● **PROBLEM STATEMENT**
Retype the whole listing verbatim and keep the pictures out of it.
— Begin GIVEN INFORMATION —
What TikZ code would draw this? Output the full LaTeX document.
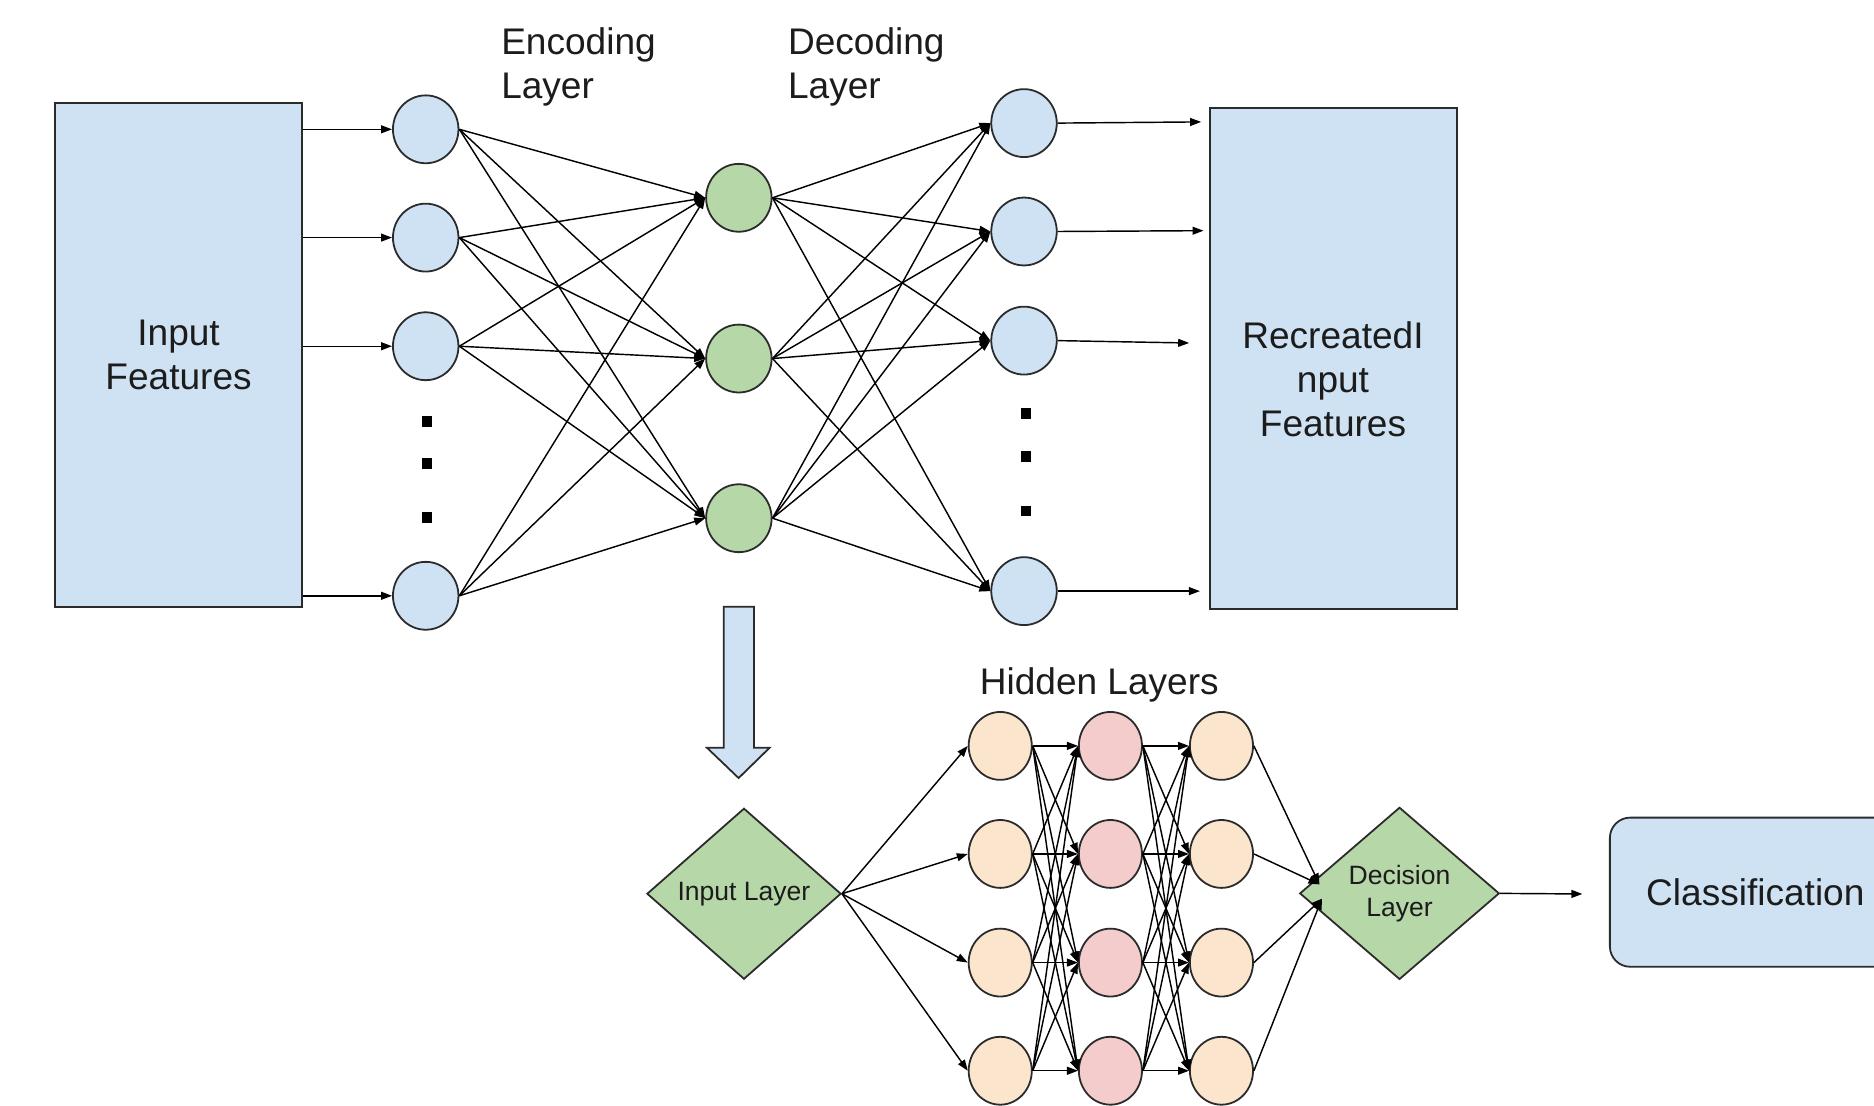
\documentclass[tikz,border=0pt]{standalone}
\usepackage{fontspec}
\setmainfont{Liberation Sans}
\usetikzlibrary{shapes.geometric,arrows.meta}

\definecolor{boxblue}{HTML}{CFE2F3}
\definecolor{nodegreen}{HTML}{B6D7A8}
\definecolor{peach}{HTML}{FCE5CD}
\definecolor{rose}{HTML}{F4CCCC}
\definecolor{edge}{HTML}{2B2B2B}
\definecolor{ink}{HTML}{1C1C1C}

\tikzset{
  bigfont/.style={font=\fontsize{15.5pt}{18.5pt}\selectfont, text=ink},
  smallfont/.style={font=\fontsize{11.1pt}{13.3pt}\selectfont, text=ink},
  outline/.style={draw=edge, line width=0.75pt},
  featurebox/.style={outline, rectangle, fill=boxblue, inner sep=0pt},
  neuron/.style={outline, ellipse, inner sep=0pt, minimum width=27.4pt, minimum height=28.4pt},
  blueunit/.style={neuron, fill=boxblue},
  greenunit/.style={neuron, fill=nodegreen},
  hiddenunit/.style={neuron, minimum width=26.4pt, minimum height=28.4pt},
  layerdiamond/.style={outline, diamond, fill=nodegreen, inner sep=0pt, smallfont, align=center},
  ellipsisdot/.style={rectangle, fill=black, inner sep=0pt, minimum width=4pt, minimum height=4.4pt},
  conn/.style={draw=black, line width=0.6pt, -{Triangle[length=4.6pt,width=3.3pt]}},
  blockarrow/.style={outline, fill=boxblue, line join=miter},
}

\begin{document}
\begin{tikzpicture}[x=0.5pt,y=-0.5pt]
  \useasboundingbox (0,0) rectangle (1568,925);
  \clip (0,0) rectangle (1568,925);
  \fill[white] (0,0) rectangle (1568,925);

  % ---------- autoencoder ----------
  \node[featurebox, bigfont, align=center, minimum width=103.3pt, minimum height=210.9pt]
    (inbox) at (149.4,297.2) {Input\\Features};

  \node[featurebox, minimum width=103.5pt, minimum height=209.6pt] (recbox) at (1115.8,299.8) {};
  \node[bigfont, align=center, inner sep=0pt] (rectext) at (1115.3,317.4) {RecreatedI\\nput\\Features};

  \node[bigfont, align=left, anchor=west, inner sep=0pt] (enclab) at (419,56) {Encoding\\Layer};
  \node[bigfont, align=left, anchor=west, inner sep=0pt] (declab) at (659,56) {Decoding\\Layer};

  % encoding column
  \node[blueunit] (e1) at (356.2,108.2) {};
  \node[blueunit] (e2) at (356.2,198.8) {};
  \node[blueunit] (e3) at (356.2,289.7) {};
  \node[blueunit] (e4) at (356.2,498.5) {};
  \node[ellipsisdot] (ldot1) at (357.5,352.8) {};
  \node[ellipsisdot] (ldot2) at (357.5,387.8) {};
  \node[ellipsisdot] (ldot3) at (357.5,432.9) {};

  % bottleneck
  \node[greenunit] (g1) at (618.2,165.5) {};
  \node[greenunit] (g2) at (618.2,300.0) {};
  \node[greenunit] (g3) at (618.2,433.6) {};

  % decoding column
  \node[blueunit] (d1) at (856.8,103.0) {};
  \node[blueunit] (d2) at (856.8,193.7) {};
  \node[blueunit] (d3) at (856.8,285.0) {};
  \node[blueunit] (d4) at (856.8,494.6) {};
  \node[ellipsisdot] (rdot1) at (858.5,346.0) {};
  \node[ellipsisdot] (rdot2) at (858.5,382.0) {};
  \node[ellipsisdot] (rdot3) at (858.5,427.6) {};

  \coordinate (t1) at (1005,102);
  \coordinate (t2) at (1007,193);
  \coordinate (t3) at (995,287);
  \coordinate (t4) at (1004,494.6);

  \foreach \i in {1,...,4}
    \draw[conn] (inbox.east |- e\i) -- (e\i.west);
  \foreach \i in {1,...,4}
    \foreach \j in {1,2,3}
      \draw[conn] (e\i.east) -- (g\j.west);
  \foreach \j in {1,2,3}
    \foreach \k in {1,...,4}
      \draw[conn] (g\j.east) -- (d\k.west);
  \foreach \i in {1,...,4}
    \draw[conn] (d\i.east) -- (t\i);

  % hand-over arrow to the classifier
  \draw[blockarrow] (605.5,507.7) -- (630.9,507.7) -- (630.9,625.7) -- (643.9,625.7)
    -- (618,651) -- (591.6,625.7) -- (605.5,625.7) -- cycle;

  % ---------- classifier ----------
  \node[bigfont, inner sep=0pt] (hidlab) at (919.8,573.4) {Hidden Layers};

  \node[layerdiamond, minimum width=81.2pt, minimum height=71.5pt] (inl) at (622.5,747.8) {Input Layer};
  \node[layerdiamond, minimum width=83.5pt, minimum height=72pt] (dec) at (1171,747.5) {Decision\\Layer};

  \foreach \k/\y in {1/624.1,2/714.5,3/805.4,4/895.9} {
    \node[hiddenunit, fill=peach] (ha\k) at (836.9,\y) {};
    \node[hiddenunit, fill=rose]  (hb\k) at (929.1,\y) {};
    \node[hiddenunit, fill=peach] (hc\k) at (1022,\y) {};
  }

  \node[outline, rectangle, rounded corners=8.5pt, fill=boxblue, bigfont,
        minimum width=121.7pt, minimum height=62.4pt] (cls) at (1468.7,746.5) {Classification};

  \coordinate (decin1) at (1104,740);
  \coordinate (decin2) at (1106,752);
  \coordinate (clsin) at (1324,748);

  \foreach \k in {1,...,4}
    \draw[conn] (inl.east) -- (ha\k.west);
  \foreach \i in {1,...,4}
    \foreach \k in {1,...,4} {
      \draw[conn] (ha\i.east) -- (hb\k.west);
      \draw[conn] (hb\i.east) -- (hc\k.west);
    }
  \draw[conn] (hc1.east) -- (decin1);
  \draw[conn] (hc2.east) -- (decin1);
  \draw[conn] (hc3.east) -- (decin2);
  \draw[conn] (hc4.east) -- (decin2);
  \draw[conn] (dec.east) -- (clsin);
\end{tikzpicture}
\end{document}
— End GIVEN INFORMATION —
● **FULL RESPONSE**
What TikZ code would draw this? Output the full LaTeX document.
\documentclass[tikz,border=0pt]{standalone}
\usepackage{fontspec}
\setmainfont{Liberation Sans}
\usetikzlibrary{shapes.geometric,arrows.meta}

\definecolor{boxblue}{HTML}{CFE2F3}
\definecolor{nodegreen}{HTML}{B6D7A8}
\definecolor{peach}{HTML}{FCE5CD}
\definecolor{rose}{HTML}{F4CCCC}
\definecolor{edge}{HTML}{2B2B2B}
\definecolor{ink}{HTML}{1C1C1C}

\tikzset{
  bigfont/.style={font=\fontsize{15.5pt}{18.5pt}\selectfont, text=ink},
  smallfont/.style={font=\fontsize{11.1pt}{13.3pt}\selectfont, text=ink},
  outline/.style={draw=edge, line width=0.75pt},
  featurebox/.style={outline, rectangle, fill=boxblue, inner sep=0pt},
  neuron/.style={outline, ellipse, inner sep=0pt, minimum width=27.4pt, minimum height=28.4pt},
  blueunit/.style={neuron, fill=boxblue},
  greenunit/.style={neuron, fill=nodegreen},
  hiddenunit/.style={neuron, minimum width=26.4pt, minimum height=28.4pt},
  layerdiamond/.style={outline, diamond, fill=nodegreen, inner sep=0pt, smallfont, align=center},
  ellipsisdot/.style={rectangle, fill=black, inner sep=0pt, minimum width=4pt, minimum height=4.4pt},
  conn/.style={draw=black, line width=0.6pt, -{Triangle[length=4.6pt,width=3.3pt]}},
  blockarrow/.style={outline, fill=boxblue, line join=miter},
}

\begin{document}
\begin{tikzpicture}[x=0.5pt,y=-0.5pt]
  \useasboundingbox (0,0) rectangle (1568,925);
  \clip (0,0) rectangle (1568,925);
  \fill[white] (0,0) rectangle (1568,925);

  % ---------- autoencoder ----------
  \node[featurebox, bigfont, align=center, minimum width=103.3pt, minimum height=210.9pt]
    (inbox) at (149.4,297.2) {Input\\Features};

  \node[featurebox, minimum width=103.5pt, minimum height=209.6pt] (recbox) at (1115.8,299.8) {};
  \node[bigfont, align=center, inner sep=0pt] (rectext) at (1115.3,317.4) {RecreatedI\\nput\\Features};

  \node[bigfont, align=left, anchor=west, inner sep=0pt] (enclab) at (419,56) {Encoding\\Layer};
  \node[bigfont, align=left, anchor=west, inner sep=0pt] (declab) at (659,56) {Decoding\\Layer};

  % encoding column
  \node[blueunit] (e1) at (356.2,108.2) {};
  \node[blueunit] (e2) at (356.2,198.8) {};
  \node[blueunit] (e3) at (356.2,289.7) {};
  \node[blueunit] (e4) at (356.2,498.5) {};
  \node[ellipsisdot] (ldot1) at (357.5,352.8) {};
  \node[ellipsisdot] (ldot2) at (357.5,387.8) {};
  \node[ellipsisdot] (ldot3) at (357.5,432.9) {};

  % bottleneck
  \node[greenunit] (g1) at (618.2,165.5) {};
  \node[greenunit] (g2) at (618.2,300.0) {};
  \node[greenunit] (g3) at (618.2,433.6) {};

  % decoding column
  \node[blueunit] (d1) at (856.8,103.0) {};
  \node[blueunit] (d2) at (856.8,193.7) {};
  \node[blueunit] (d3) at (856.8,285.0) {};
  \node[blueunit] (d4) at (856.8,494.6) {};
  \node[ellipsisdot] (rdot1) at (858.5,346.0) {};
  \node[ellipsisdot] (rdot2) at (858.5,382.0) {};
  \node[ellipsisdot] (rdot3) at (858.5,427.6) {};

  \coordinate (t1) at (1005,102);
  \coordinate (t2) at (1007,193);
  \coordinate (t3) at (995,287);
  \coordinate (t4) at (1004,494.6);

  \foreach \i in {1,...,4}
    \draw[conn] (inbox.east |- e\i) -- (e\i.west);
  \foreach \i in {1,...,4}
    \foreach \j in {1,2,3}
      \draw[conn] (e\i.east) -- (g\j.west);
  \foreach \j in {1,2,3}
    \foreach \k in {1,...,4}
      \draw[conn] (g\j.east) -- (d\k.west);
  \foreach \i in {1,...,4}
    \draw[conn] (d\i.east) -- (t\i);

  % hand-over arrow to the classifier
  \draw[blockarrow] (605.5,507.7) -- (630.9,507.7) -- (630.9,625.7) -- (643.9,625.7)
    -- (618,651) -- (591.6,625.7) -- (605.5,625.7) -- cycle;

  % ---------- classifier ----------
  \node[bigfont, inner sep=0pt] (hidlab) at (919.8,573.4) {Hidden Layers};

  \node[layerdiamond, minimum width=81.2pt, minimum height=71.5pt] (inl) at (622.5,747.8) {Input Layer};
  \node[layerdiamond, minimum width=83.5pt, minimum height=72pt] (dec) at (1171,747.5) {Decision\\Layer};

  \foreach \k/\y in {1/624.1,2/714.5,3/805.4,4/895.9} {
    \node[hiddenunit, fill=peach] (ha\k) at (836.9,\y) {};
    \node[hiddenunit, fill=rose]  (hb\k) at (929.1,\y) {};
    \node[hiddenunit, fill=peach] (hc\k) at (1022,\y) {};
  }

  \node[outline, rectangle, rounded corners=8.5pt, fill=boxblue, bigfont,
        minimum width=121.7pt, minimum height=62.4pt] (cls) at (1468.7,746.5) {Classification};

  \coordinate (decin1) at (1104,740);
  \coordinate (decin2) at (1106,752);
  \coordinate (clsin) at (1324,748);

  \foreach \k in {1,...,4}
    \draw[conn] (inl.east) -- (ha\k.west);
  \foreach \i in {1,...,4}
    \foreach \k in {1,...,4} {
      \draw[conn] (ha\i.east) -- (hb\k.west);
      \draw[conn] (hb\i.east) -- (hc\k.west);
    }
  \draw[conn] (hc1.east) -- (decin1);
  \draw[conn] (hc2.east) -- (decin1);
  \draw[conn] (hc3.east) -- (decin2);
  \draw[conn] (hc4.east) -- (decin2);
  \draw[conn] (dec.east) -- (clsin);
\end{tikzpicture}
\end{document}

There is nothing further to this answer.